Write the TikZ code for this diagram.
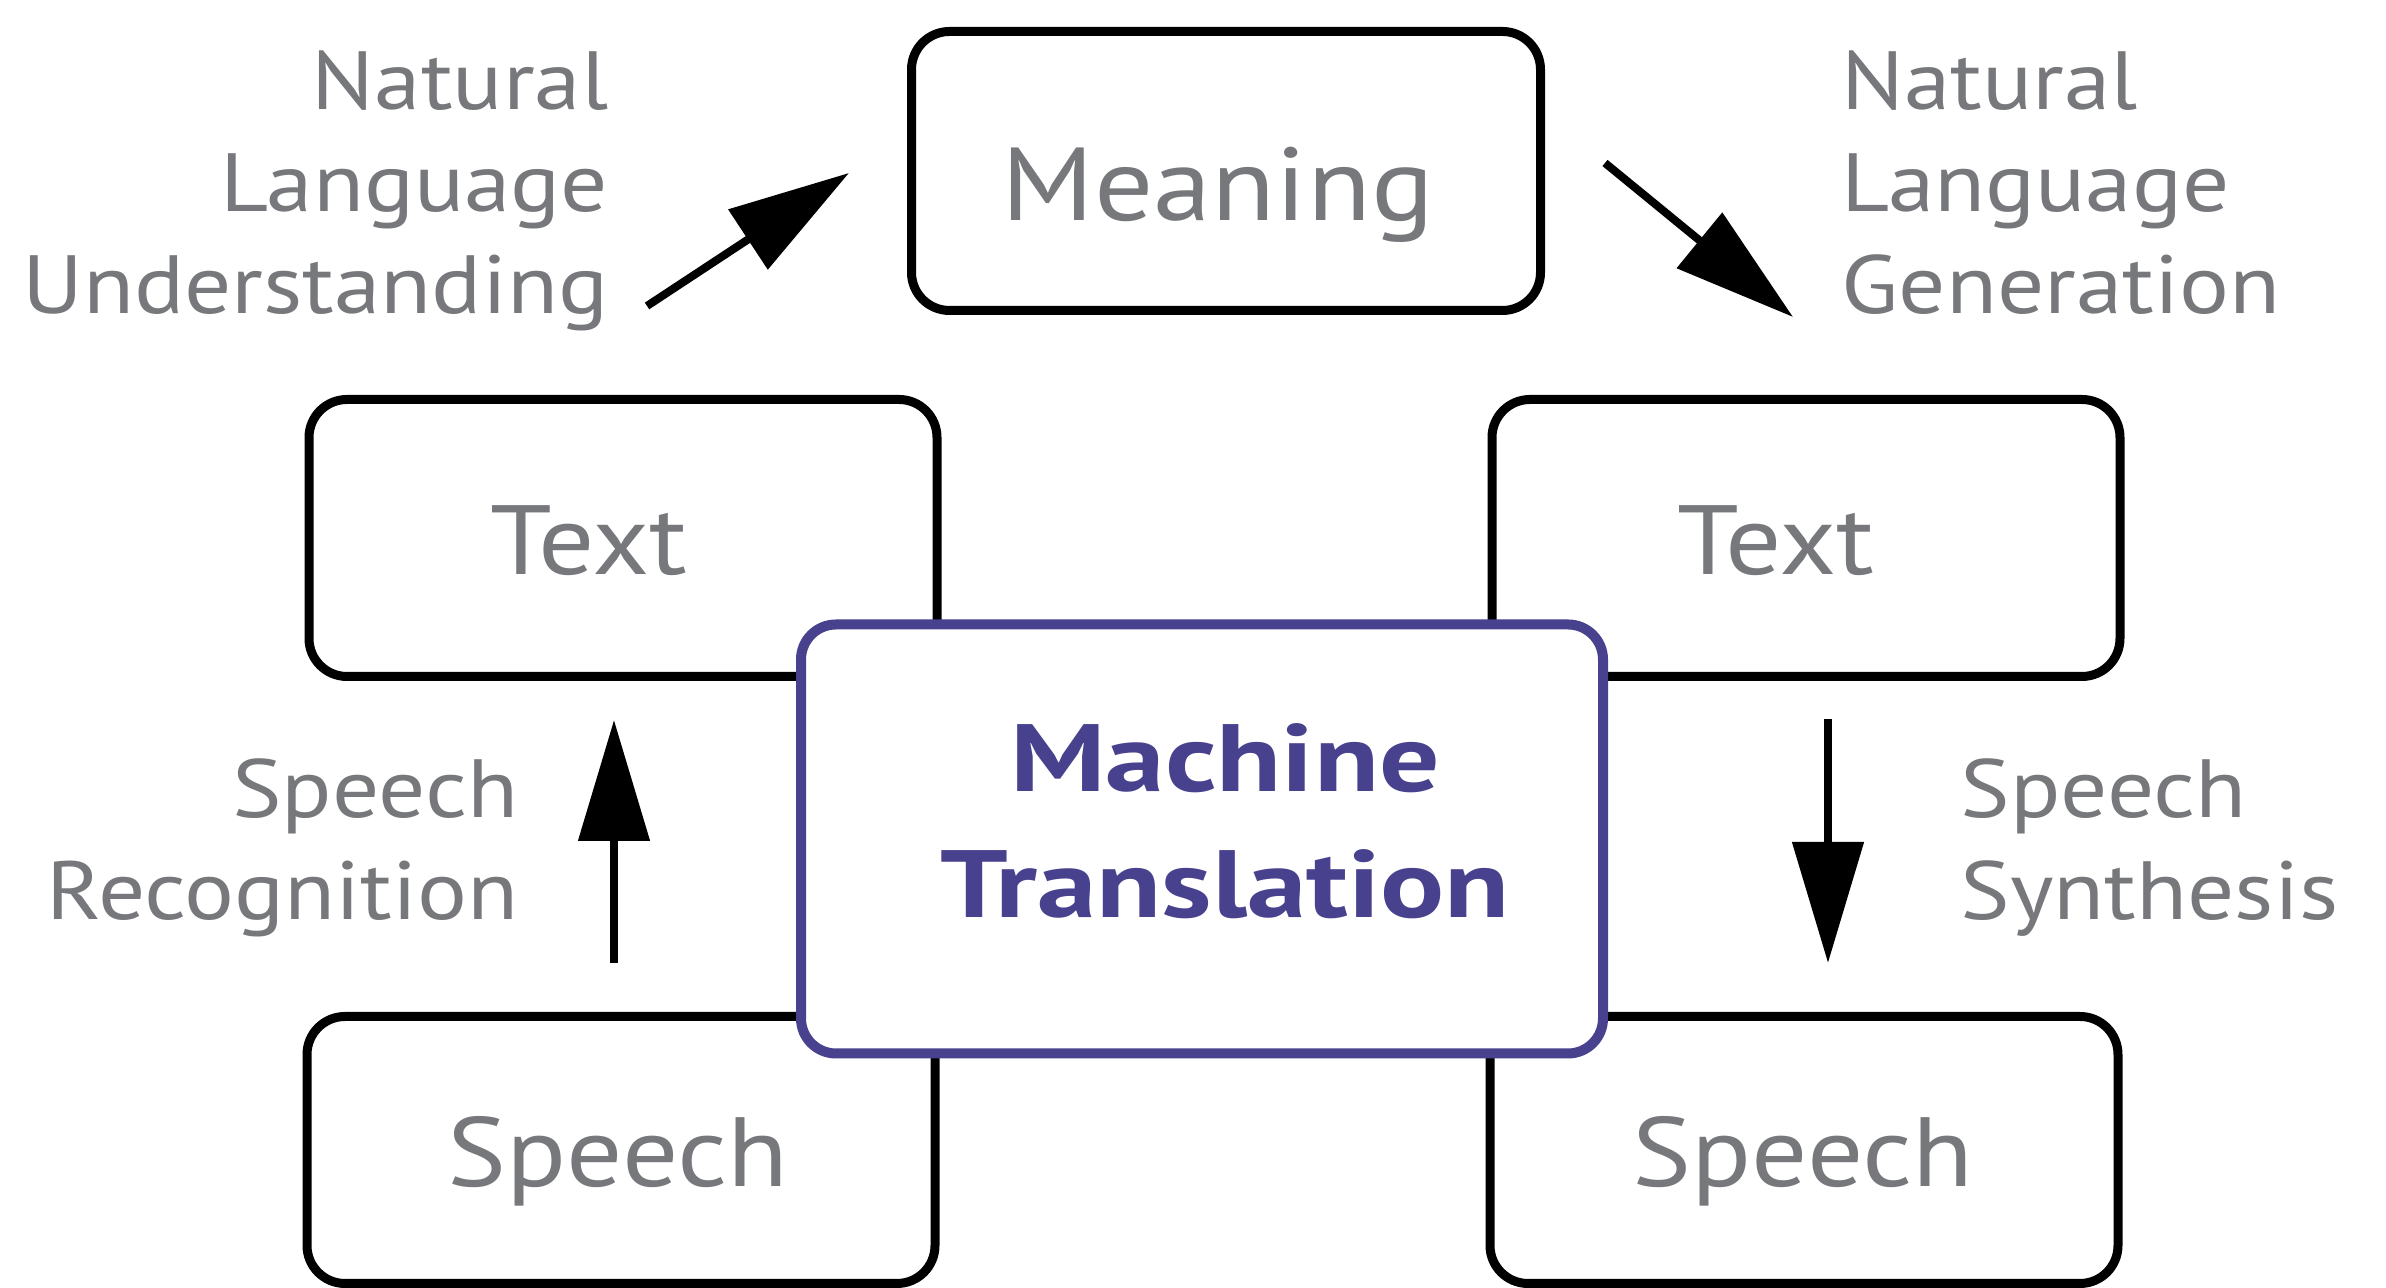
\documentclass[tikz,border=0pt]{standalone}
\usepackage{fontspec}
\setmainfont{PT Sans}[FakeStretch=1.13]
\newfontfamily\mtfont{PT Sans}[FakeStretch=1.25]
\usepackage{tikz}
\usetikzlibrary{arrows.meta, positioning}
\definecolor{mtGray}{HTML}{77787B}
\definecolor{mtPurple}{HTML}{48418D}

\begin{document}
\begin{tikzpicture}[
    box/.style={draw=black, line width=0.09cm, rounded corners=0.38cm, fill=white, minimum width=6.28cm, minimum height=2.77cm, inner sep=0pt},
    mtbox/.style={draw=mtPurple, line width=0.10cm, rounded corners=0.35cm, fill=white, minimum width=8.02cm, minimum height=4.29cm, inner sep=0pt},
    word/.style={anchor=base, inner sep=0pt, text=mtGray, font=\fontsize{28}{34}\selectfont},
    mtword/.style={inner sep=0pt, align=center, text=mtPurple, font=\mtfont\bfseries\fontsize{27.2}{36}\selectfont},
    lbl/.style={inner sep=0pt, text=mtGray, font=\fontsize{23.5}{29}\selectfont},
    flow/.style={-{Triangle[length=1.21cm, width=0.70cm]}, line width=0.08cm}]

  \useasboundingbox (0,0) rectangle (23.86,12.88);

  \node[box, minimum width=6.29cm, minimum height=2.79cm] (mean) at (12.26,11.17) {};
  \node[box] (txtl) at (6.23,7.50) {};
  \node[box] (txtr) at (18.06,7.50) {};
  \node[box, minimum height=2.67cm] (spl) at (6.21,1.38) {};
  \node[box, minimum height=2.67cm] (spr) at (18.04,1.38) {};
  \node[mtbox] (mt) at (12.02,4.49) {};

  \node[word, font=\fontsize{29.5}{35}\selectfont] (meanw) at (12.18,10.67) {Meaning};
  \node[word] (txtlw) at (5.89,7.13) {Text};
  \node[word] (txtrw) at (17.76,7.13) {Text};
  \node[word] (splw) at (6.18,1.01) {Speech};
  \node[word] (sprw) at (18.03,1.01) {Speech};
  \node[mtword] (mtw) at (12.25,4.67) {Machine\\Translation};

  \node[lbl, anchor=north east, align=right] (nlu) at (6.09,12.38) {Natural\\Language\\Understanding};
  \node[lbl, anchor=north west, align=left] (nlg) at (18.41,12.38) {Natural\\Language\\Generation};
  \node[lbl, anchor=north east, align=right] (sr) at (5.19,5.30) {Speech\\Recognition};
  \node[lbl, anchor=north west, align=left] (ss) at (19.60,5.30) {Speech\\Synthesis};

  \coordinate (nlu0) at (6.47,9.82);
  \coordinate (nlu1) at (8.49,11.15);
  \coordinate (nlg0) at (16.05,11.25);
  \coordinate (nlg1) at (17.93,9.71);
  \coordinate (sr0) at (6.14,3.25);
  \coordinate (sr1) at (6.14,5.68);
  \coordinate (ss0) at (18.28,5.69);
  \coordinate (ss1) at (18.28,3.25);

  \foreach \a/\b in {nlu0/nlu1,nlg0/nlg1,sr0/sr1,ss0/ss1} {
    \draw[flow] (\a) -- (\b);
  }
\end{tikzpicture}
\end{document}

○ ○ ○

_Exercise brief_
Restate the whole of the material word for word without the pictures.

_Task solution_
Write the TikZ code for this diagram.
\documentclass[tikz,border=0pt]{standalone}
\usepackage{fontspec}
\setmainfont{PT Sans}[FakeStretch=1.13]
\newfontfamily\mtfont{PT Sans}[FakeStretch=1.25]
\usepackage{tikz}
\usetikzlibrary{arrows.meta, positioning}
\definecolor{mtGray}{HTML}{77787B}
\definecolor{mtPurple}{HTML}{48418D}

\begin{document}
\begin{tikzpicture}[
    box/.style={draw=black, line width=0.09cm, rounded corners=0.38cm, fill=white, minimum width=6.28cm, minimum height=2.77cm, inner sep=0pt},
    mtbox/.style={draw=mtPurple, line width=0.10cm, rounded corners=0.35cm, fill=white, minimum width=8.02cm, minimum height=4.29cm, inner sep=0pt},
    word/.style={anchor=base, inner sep=0pt, text=mtGray, font=\fontsize{28}{34}\selectfont},
    mtword/.style={inner sep=0pt, align=center, text=mtPurple, font=\mtfont\bfseries\fontsize{27.2}{36}\selectfont},
    lbl/.style={inner sep=0pt, text=mtGray, font=\fontsize{23.5}{29}\selectfont},
    flow/.style={-{Triangle[length=1.21cm, width=0.70cm]}, line width=0.08cm}]

  \useasboundingbox (0,0) rectangle (23.86,12.88);

  \node[box, minimum width=6.29cm, minimum height=2.79cm] (mean) at (12.26,11.17) {};
  \node[box] (txtl) at (6.23,7.50) {};
  \node[box] (txtr) at (18.06,7.50) {};
  \node[box, minimum height=2.67cm] (spl) at (6.21,1.38) {};
  \node[box, minimum height=2.67cm] (spr) at (18.04,1.38) {};
  \node[mtbox] (mt) at (12.02,4.49) {};

  \node[word, font=\fontsize{29.5}{35}\selectfont] (meanw) at (12.18,10.67) {Meaning};
  \node[word] (txtlw) at (5.89,7.13) {Text};
  \node[word] (txtrw) at (17.76,7.13) {Text};
  \node[word] (splw) at (6.18,1.01) {Speech};
  \node[word] (sprw) at (18.03,1.01) {Speech};
  \node[mtword] (mtw) at (12.25,4.67) {Machine\\Translation};

  \node[lbl, anchor=north east, align=right] (nlu) at (6.09,12.38) {Natural\\Language\\Understanding};
  \node[lbl, anchor=north west, align=left] (nlg) at (18.41,12.38) {Natural\\Language\\Generation};
  \node[lbl, anchor=north east, align=right] (sr) at (5.19,5.30) {Speech\\Recognition};
  \node[lbl, anchor=north west, align=left] (ss) at (19.60,5.30) {Speech\\Synthesis};

  \coordinate (nlu0) at (6.47,9.82);
  \coordinate (nlu1) at (8.49,11.15);
  \coordinate (nlg0) at (16.05,11.25);
  \coordinate (nlg1) at (17.93,9.71);
  \coordinate (sr0) at (6.14,3.25);
  \coordinate (sr1) at (6.14,5.68);
  \coordinate (ss0) at (18.28,5.69);
  \coordinate (ss1) at (18.28,3.25);

  \foreach \a/\b in {nlu0/nlu1,nlg0/nlg1,sr0/sr1,ss0/ss1} {
    \draw[flow] (\a) -- (\b);
  }
\end{tikzpicture}
\end{document}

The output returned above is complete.